## Required task:
Please print the lines between the one with "Reproduce this chart with Plotly." and the one with "import plotly.graph_objects as go", both ends included, exactly as written, with no pictures.

## Source data:
+ + + + +
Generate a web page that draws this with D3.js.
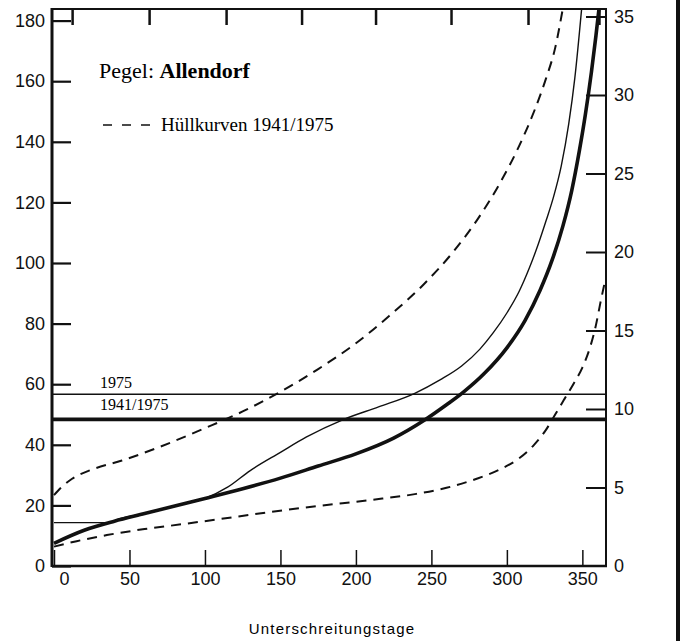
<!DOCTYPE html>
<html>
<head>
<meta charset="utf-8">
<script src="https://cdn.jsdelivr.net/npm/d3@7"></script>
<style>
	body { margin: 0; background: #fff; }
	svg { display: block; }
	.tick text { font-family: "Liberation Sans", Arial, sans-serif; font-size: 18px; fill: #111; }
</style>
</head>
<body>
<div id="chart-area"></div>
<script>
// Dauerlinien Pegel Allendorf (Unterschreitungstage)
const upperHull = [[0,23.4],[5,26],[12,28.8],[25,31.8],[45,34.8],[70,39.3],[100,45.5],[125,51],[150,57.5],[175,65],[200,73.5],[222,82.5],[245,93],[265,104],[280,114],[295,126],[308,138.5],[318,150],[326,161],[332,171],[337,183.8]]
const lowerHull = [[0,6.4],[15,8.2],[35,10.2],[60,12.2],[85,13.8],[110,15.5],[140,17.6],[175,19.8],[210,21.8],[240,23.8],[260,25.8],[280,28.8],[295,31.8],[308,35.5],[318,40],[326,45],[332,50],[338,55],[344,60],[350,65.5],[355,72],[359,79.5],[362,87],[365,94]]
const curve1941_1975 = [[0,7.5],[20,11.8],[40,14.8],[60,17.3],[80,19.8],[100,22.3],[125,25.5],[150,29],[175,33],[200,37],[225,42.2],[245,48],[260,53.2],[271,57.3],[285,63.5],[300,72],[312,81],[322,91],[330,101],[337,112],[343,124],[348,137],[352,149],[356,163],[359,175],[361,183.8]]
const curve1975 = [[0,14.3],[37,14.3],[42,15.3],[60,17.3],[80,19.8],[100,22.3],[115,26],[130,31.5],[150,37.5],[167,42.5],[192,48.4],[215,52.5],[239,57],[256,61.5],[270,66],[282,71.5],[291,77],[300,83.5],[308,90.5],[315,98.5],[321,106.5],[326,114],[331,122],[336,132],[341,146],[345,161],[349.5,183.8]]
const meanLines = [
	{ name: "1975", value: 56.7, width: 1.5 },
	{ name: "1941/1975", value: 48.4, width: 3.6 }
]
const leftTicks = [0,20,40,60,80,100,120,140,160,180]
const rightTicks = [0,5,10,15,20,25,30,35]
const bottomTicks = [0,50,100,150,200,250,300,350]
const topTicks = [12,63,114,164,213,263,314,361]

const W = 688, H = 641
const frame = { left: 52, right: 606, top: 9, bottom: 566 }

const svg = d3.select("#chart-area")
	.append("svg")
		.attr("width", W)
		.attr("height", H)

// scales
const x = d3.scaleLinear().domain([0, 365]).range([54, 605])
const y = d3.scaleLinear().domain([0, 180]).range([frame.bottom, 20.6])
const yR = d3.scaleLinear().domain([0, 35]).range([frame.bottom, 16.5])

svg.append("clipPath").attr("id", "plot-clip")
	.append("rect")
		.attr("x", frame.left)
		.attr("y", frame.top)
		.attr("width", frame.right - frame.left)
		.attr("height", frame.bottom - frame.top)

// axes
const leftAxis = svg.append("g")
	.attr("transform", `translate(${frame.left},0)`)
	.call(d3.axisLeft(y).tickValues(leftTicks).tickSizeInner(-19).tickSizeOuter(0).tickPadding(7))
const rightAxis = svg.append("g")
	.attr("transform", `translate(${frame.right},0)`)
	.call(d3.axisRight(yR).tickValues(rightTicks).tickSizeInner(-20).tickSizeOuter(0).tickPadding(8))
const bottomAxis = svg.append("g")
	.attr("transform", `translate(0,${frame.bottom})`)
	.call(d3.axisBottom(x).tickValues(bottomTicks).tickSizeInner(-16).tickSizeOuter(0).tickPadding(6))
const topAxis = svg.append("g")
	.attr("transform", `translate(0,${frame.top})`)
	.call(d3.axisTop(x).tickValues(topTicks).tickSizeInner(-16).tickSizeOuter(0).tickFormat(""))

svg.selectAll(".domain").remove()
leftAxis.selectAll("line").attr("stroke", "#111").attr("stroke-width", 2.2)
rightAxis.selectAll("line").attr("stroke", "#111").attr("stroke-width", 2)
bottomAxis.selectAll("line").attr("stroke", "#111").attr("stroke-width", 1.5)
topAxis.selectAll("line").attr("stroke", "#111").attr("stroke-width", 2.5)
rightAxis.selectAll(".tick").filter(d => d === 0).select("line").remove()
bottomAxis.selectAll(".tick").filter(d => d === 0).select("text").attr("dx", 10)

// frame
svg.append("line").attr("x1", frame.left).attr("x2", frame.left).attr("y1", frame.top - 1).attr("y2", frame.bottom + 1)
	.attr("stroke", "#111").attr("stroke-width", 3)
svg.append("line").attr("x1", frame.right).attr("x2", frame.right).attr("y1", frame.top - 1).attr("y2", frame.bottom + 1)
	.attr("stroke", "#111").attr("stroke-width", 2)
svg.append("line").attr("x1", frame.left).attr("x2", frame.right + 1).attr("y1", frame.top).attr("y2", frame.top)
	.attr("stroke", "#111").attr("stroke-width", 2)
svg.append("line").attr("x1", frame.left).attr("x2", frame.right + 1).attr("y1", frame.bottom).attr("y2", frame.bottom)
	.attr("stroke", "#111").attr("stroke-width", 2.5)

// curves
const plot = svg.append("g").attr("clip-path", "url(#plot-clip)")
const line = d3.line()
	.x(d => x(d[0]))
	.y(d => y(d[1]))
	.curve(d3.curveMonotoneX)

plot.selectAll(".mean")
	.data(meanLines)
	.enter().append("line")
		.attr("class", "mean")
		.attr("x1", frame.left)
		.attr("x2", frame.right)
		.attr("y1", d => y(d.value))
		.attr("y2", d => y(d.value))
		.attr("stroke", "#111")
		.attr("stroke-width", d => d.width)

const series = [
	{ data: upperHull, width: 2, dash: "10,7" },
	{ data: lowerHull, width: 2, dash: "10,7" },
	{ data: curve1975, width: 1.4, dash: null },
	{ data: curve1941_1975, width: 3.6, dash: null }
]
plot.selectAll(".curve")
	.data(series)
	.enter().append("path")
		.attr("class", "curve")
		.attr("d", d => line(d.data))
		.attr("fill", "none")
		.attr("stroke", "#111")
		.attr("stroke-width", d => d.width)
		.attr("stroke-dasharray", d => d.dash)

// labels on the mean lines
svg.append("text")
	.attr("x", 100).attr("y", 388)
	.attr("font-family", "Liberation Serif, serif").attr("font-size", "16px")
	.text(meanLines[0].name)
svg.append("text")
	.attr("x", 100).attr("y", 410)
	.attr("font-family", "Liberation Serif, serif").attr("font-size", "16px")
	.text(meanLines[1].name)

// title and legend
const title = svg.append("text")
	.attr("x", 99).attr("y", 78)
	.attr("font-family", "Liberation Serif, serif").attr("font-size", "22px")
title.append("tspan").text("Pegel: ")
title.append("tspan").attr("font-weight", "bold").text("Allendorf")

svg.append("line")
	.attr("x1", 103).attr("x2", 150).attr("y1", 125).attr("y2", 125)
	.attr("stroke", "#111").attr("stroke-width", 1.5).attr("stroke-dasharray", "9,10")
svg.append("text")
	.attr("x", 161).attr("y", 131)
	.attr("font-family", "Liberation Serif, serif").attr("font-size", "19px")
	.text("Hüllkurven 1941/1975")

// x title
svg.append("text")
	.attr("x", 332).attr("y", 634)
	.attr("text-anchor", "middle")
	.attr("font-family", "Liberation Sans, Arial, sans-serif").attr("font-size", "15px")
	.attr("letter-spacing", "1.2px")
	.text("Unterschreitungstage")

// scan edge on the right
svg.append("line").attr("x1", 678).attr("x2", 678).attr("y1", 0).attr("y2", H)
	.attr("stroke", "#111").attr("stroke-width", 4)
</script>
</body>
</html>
+ + + + +
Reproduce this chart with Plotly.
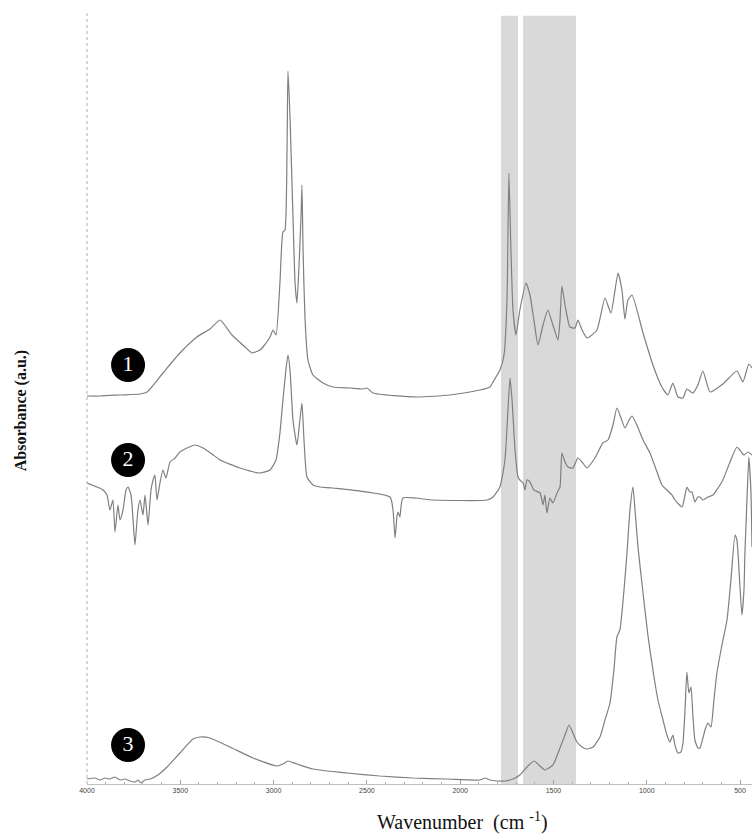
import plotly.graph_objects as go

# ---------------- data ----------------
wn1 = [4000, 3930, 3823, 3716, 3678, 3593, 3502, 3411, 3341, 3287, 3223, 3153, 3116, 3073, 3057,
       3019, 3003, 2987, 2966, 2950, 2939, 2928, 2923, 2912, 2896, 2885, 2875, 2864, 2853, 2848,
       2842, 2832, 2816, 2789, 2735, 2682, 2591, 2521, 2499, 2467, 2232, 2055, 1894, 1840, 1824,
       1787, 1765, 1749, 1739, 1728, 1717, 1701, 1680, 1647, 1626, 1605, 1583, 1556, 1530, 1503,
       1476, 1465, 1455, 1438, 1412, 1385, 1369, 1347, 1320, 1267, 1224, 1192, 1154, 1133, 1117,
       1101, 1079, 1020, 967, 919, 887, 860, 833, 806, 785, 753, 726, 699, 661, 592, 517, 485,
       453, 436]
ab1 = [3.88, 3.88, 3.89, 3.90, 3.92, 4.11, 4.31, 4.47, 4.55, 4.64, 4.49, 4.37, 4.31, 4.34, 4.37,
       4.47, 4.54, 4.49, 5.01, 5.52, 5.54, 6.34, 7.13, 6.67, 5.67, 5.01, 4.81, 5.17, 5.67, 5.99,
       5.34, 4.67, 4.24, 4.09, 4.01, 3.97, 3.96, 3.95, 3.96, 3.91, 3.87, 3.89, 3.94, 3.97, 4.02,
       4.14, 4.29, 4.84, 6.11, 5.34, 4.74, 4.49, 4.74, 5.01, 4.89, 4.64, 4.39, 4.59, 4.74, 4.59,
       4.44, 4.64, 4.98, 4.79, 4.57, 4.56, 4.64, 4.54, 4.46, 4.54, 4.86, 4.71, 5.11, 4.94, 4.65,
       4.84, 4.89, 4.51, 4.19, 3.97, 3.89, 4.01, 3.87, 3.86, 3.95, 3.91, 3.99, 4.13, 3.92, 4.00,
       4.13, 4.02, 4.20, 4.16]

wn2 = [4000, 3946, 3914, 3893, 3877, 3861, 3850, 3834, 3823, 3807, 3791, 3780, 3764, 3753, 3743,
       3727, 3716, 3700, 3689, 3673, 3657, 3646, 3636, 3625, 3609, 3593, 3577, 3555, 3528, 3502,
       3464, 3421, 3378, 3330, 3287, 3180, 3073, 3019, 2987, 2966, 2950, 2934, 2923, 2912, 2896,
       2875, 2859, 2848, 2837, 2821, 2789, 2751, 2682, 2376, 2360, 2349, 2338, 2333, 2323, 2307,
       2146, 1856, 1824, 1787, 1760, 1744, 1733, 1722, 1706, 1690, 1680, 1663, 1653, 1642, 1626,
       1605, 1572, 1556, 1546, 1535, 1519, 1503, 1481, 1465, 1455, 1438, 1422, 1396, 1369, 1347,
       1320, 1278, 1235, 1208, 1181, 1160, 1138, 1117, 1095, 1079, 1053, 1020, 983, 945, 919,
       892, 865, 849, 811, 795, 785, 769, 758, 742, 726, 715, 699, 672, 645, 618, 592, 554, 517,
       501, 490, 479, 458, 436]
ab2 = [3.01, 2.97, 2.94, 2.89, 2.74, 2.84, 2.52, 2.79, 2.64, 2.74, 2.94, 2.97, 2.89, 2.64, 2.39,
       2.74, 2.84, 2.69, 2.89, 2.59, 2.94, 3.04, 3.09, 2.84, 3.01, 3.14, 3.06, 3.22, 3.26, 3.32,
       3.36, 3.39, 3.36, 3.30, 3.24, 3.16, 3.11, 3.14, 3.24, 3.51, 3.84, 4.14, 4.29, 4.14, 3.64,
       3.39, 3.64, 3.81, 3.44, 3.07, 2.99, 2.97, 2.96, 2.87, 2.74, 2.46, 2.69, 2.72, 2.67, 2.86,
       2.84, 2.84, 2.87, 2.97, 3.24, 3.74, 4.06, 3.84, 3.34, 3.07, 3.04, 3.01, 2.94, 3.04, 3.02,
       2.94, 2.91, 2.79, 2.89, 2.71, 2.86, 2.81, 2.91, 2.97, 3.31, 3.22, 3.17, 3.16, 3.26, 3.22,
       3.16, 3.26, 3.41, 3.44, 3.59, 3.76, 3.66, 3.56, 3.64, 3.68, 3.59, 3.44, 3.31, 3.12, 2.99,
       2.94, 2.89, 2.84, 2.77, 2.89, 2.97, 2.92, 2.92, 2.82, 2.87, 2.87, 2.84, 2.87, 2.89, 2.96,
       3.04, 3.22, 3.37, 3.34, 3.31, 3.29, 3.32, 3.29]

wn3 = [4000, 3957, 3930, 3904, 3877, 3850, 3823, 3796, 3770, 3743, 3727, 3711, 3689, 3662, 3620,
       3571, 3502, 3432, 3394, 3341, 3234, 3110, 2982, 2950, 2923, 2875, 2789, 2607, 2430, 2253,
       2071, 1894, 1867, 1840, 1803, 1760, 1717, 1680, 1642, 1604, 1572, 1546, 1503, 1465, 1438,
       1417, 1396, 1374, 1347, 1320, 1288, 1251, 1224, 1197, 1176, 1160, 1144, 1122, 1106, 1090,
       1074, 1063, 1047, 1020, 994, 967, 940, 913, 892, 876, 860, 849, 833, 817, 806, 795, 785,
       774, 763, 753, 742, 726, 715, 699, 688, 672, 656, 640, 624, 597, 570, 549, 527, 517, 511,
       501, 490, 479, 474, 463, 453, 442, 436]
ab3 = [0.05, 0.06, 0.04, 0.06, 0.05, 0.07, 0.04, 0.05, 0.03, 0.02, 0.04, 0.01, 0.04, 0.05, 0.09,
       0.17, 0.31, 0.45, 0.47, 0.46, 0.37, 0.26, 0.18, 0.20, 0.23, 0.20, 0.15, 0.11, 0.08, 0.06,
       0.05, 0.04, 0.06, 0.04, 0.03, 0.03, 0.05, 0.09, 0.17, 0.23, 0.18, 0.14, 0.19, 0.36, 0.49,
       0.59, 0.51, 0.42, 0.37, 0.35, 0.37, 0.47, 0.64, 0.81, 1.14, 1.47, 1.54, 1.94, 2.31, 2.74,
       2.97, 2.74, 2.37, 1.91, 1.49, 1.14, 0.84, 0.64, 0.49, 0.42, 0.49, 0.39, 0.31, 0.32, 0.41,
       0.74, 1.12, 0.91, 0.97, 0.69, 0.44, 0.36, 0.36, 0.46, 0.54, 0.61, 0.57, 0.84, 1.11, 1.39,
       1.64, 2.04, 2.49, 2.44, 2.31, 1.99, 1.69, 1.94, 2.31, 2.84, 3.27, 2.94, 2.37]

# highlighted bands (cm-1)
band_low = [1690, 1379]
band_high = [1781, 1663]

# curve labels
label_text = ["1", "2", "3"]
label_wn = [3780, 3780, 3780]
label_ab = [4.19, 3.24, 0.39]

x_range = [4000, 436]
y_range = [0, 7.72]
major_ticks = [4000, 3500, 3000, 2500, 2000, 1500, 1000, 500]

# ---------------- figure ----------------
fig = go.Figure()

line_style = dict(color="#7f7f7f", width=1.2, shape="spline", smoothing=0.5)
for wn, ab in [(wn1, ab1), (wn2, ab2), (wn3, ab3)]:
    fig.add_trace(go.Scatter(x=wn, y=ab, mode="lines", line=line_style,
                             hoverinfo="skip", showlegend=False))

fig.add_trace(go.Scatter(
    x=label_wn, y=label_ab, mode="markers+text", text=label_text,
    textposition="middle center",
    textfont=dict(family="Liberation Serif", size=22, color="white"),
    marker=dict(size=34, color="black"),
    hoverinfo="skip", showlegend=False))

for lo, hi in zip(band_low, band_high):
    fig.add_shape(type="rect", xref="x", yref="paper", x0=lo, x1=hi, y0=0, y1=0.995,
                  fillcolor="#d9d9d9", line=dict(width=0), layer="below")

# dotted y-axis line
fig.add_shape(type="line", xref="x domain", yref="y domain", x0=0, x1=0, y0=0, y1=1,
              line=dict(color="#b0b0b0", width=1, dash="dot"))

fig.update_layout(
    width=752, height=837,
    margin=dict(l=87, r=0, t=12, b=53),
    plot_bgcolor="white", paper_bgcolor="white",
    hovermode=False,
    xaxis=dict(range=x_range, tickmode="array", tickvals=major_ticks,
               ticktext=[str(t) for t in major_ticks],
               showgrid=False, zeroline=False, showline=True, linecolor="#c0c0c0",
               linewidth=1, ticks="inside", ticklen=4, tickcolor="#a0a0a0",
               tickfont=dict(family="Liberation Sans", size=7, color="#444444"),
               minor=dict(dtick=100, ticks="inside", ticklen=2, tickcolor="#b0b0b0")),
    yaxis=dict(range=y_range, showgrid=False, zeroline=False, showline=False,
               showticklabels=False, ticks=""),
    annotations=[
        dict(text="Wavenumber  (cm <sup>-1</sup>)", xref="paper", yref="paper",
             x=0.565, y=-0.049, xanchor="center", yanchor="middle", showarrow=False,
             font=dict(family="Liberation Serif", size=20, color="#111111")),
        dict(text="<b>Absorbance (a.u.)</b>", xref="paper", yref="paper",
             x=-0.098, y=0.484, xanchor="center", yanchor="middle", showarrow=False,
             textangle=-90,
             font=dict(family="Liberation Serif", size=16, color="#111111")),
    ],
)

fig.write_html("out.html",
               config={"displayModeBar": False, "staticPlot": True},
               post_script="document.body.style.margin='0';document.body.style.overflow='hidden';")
+ + + + +
## Exercise response:
Reproduce this chart with Plotly.
import plotly.graph_objects as go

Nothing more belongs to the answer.